* START *

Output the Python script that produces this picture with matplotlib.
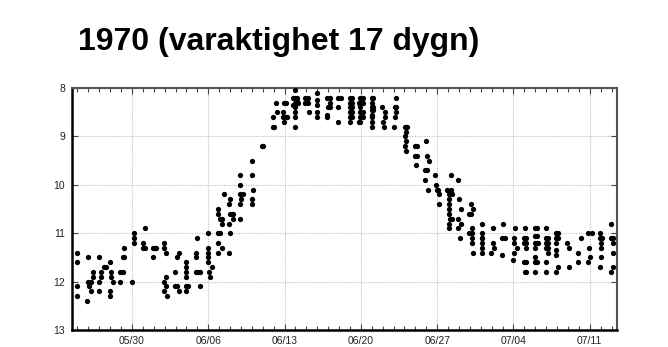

* END *
* START *

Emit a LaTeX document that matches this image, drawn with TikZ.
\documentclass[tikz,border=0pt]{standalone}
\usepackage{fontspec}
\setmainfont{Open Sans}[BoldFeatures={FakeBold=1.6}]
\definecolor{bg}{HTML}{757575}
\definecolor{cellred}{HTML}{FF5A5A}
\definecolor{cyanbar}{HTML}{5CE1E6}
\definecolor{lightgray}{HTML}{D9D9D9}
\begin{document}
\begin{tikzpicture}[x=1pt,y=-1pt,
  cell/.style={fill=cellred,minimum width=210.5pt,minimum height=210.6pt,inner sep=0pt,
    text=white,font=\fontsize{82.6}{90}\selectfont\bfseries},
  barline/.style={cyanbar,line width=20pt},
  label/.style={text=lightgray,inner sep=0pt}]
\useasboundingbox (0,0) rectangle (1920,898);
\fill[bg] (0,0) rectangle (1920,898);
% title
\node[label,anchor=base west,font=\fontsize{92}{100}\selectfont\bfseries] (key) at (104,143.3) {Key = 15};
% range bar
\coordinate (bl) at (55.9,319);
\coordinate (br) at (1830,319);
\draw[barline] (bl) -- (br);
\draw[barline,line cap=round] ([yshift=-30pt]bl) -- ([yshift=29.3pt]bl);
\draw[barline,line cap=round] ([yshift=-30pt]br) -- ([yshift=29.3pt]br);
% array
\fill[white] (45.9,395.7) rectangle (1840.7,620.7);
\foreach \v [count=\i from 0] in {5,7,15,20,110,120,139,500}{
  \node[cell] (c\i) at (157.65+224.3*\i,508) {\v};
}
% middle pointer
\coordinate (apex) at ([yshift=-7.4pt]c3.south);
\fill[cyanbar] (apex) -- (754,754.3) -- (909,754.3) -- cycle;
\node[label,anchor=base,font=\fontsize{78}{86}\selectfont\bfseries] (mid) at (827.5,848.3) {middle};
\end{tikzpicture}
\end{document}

* END *

* [Directive] State how many lines in the records above contain the word "this", giving only the number.

* [Complete output] 2